• Objective
Scan the records for the string "this"; copy each line where it occurs.

══ Task data

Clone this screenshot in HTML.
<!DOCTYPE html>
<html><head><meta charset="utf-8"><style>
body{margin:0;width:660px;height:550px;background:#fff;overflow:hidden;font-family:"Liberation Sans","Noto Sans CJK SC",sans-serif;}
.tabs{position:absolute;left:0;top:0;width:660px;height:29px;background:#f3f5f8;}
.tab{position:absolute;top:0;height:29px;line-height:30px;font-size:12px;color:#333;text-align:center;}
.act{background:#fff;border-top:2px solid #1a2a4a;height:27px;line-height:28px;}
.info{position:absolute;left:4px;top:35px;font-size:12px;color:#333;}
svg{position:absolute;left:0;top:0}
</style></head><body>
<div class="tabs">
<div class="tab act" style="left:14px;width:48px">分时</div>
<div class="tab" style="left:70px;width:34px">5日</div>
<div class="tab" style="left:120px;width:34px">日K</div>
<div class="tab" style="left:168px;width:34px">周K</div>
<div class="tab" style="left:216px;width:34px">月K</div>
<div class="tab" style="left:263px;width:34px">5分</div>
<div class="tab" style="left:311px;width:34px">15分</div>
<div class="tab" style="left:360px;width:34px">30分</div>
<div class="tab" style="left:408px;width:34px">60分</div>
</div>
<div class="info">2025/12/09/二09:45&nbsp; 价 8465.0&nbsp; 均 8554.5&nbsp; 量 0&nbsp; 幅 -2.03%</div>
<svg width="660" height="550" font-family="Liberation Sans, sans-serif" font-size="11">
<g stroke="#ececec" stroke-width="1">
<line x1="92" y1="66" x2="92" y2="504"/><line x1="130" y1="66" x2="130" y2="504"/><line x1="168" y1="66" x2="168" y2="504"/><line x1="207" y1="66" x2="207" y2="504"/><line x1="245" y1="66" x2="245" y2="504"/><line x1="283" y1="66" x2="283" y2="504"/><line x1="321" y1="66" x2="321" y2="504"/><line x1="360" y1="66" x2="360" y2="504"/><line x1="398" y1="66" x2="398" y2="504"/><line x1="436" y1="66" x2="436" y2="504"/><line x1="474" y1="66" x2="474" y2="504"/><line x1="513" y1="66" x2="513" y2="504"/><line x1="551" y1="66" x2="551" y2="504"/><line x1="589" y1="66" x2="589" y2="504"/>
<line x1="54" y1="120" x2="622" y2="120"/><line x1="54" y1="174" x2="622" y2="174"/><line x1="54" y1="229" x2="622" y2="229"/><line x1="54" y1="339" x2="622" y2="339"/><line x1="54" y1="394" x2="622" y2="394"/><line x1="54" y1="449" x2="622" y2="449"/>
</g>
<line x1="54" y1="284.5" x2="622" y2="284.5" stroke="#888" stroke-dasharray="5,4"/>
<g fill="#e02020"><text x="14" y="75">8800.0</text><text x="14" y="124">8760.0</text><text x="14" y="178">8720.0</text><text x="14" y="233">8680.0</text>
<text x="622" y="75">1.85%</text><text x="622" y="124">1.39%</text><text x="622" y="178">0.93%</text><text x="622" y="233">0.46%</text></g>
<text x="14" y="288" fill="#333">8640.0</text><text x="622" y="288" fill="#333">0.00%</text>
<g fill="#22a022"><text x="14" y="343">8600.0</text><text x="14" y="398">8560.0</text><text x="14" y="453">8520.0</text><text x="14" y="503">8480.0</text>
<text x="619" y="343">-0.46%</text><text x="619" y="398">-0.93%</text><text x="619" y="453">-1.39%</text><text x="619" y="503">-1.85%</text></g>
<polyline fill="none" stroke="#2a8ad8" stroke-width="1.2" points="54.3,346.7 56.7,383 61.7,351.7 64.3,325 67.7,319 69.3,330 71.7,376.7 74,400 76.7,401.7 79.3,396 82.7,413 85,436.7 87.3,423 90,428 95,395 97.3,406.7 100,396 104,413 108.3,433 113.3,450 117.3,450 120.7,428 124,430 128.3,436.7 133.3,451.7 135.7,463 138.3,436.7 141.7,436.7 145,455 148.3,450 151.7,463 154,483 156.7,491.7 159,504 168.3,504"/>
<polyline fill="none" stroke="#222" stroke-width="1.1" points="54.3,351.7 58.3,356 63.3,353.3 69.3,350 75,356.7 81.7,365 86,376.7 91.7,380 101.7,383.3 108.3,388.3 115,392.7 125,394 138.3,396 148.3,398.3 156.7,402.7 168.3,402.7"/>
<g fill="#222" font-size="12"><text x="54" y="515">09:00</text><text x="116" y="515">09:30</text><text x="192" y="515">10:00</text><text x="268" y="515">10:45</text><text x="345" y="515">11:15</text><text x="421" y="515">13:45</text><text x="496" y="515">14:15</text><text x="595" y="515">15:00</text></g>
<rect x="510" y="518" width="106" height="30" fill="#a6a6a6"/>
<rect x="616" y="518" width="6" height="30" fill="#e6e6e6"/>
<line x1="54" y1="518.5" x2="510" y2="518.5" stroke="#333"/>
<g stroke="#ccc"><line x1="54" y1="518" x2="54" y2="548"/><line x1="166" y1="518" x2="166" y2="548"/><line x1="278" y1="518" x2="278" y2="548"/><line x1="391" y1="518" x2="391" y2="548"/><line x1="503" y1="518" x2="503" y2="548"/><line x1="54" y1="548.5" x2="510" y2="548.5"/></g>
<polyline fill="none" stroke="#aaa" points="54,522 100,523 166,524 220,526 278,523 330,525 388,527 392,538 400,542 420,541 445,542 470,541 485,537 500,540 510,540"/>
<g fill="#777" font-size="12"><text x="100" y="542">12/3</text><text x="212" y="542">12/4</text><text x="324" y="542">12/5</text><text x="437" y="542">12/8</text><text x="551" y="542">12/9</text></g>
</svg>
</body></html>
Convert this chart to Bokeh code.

════

• Final result
Clone this screenshot in HTML.
Convert this chart to Bokeh code.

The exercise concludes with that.